In a speech in June 2019, Mr. Duterte said he would allow Chinese nationals to fish within Philippine waters because that was his agreement with Xi so that the Chinese, who illegally control Scarborough Shoal, would allow Filipinos to fish there.

A few days after the President’s speech, then Palace spokesman Salvador Panelo said the verbal fishing agreement to allow Chinese nationals to fish within the Philippine exclusive economic zone (EEZ) was legally binding.

“Even in the law, even if it’s verbal, it’s valid and binding as long as there is mutual consent from the two parties. That’s why it’s an agreement,” Panelo, who is presidential chief legal counsel, said in Filipino.

Referring to the 2016 legal victory the Philippines won against China before a UN tribunal, Panelo said in a July 2019 press briefing: “[T]he President … believes that aggressively enforcing the arbitral award will only precipitate or trigger an armed conflict that could escalate into continuing bloody encounters detrimental to the national interest. Hence, he has resorted to diplomatic negotiations that may reap the desired windfall from the arbitral ruling. If you remember, before in the Scarborough [Shoal], we could not fish; our fishermen were being driven away but after that agreement with the president, they’re not being molested.”

How, we wonder, can Mr. Roque explain how a non-existent agreement can be considered legally binding by the President’s chief legal counsel.

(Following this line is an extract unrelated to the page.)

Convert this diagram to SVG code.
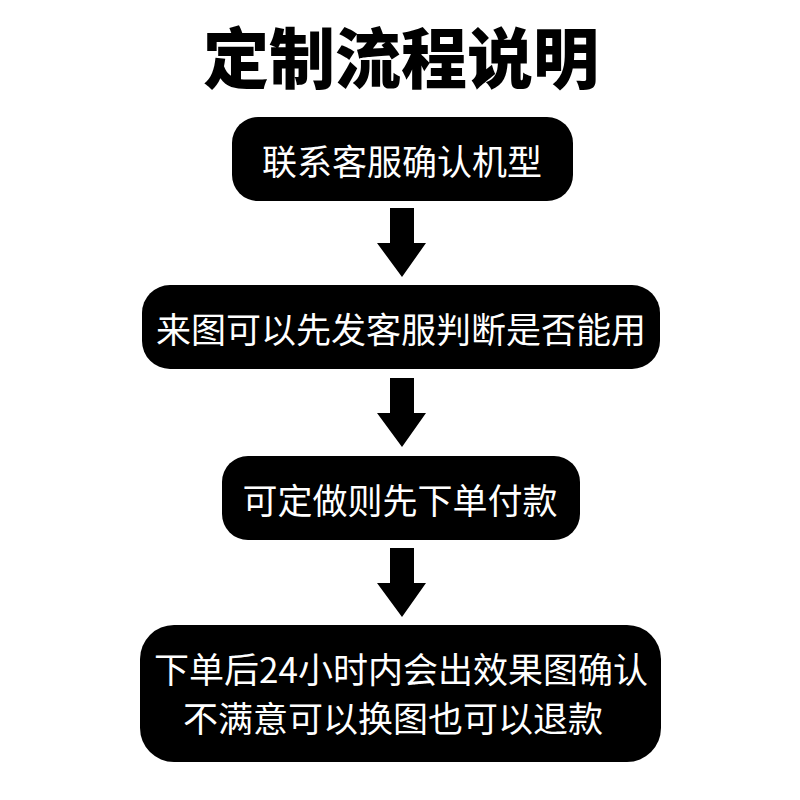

Where, too, we wonder, does he find the gumption to try and rewrite history that is documented in the President’s own words?

The greatest asset that a Palace spokesman has is credibility. That is something that cannot be gained by playing a shell game where the truth is flashed for a moment, then shuffled and hidden from the public.

The President’s verbal fishing agreement with Xi? Now you see it, now you don’t. Much like the tough talk about asserting our rights against the Chinese, which quickly disappears as a result of the President’s “careful, calibrated, and calculated’ foreign policy. Or the Palace’s credibility, which vanishes with each callous, craven, and clumsy attempt to rewrite history.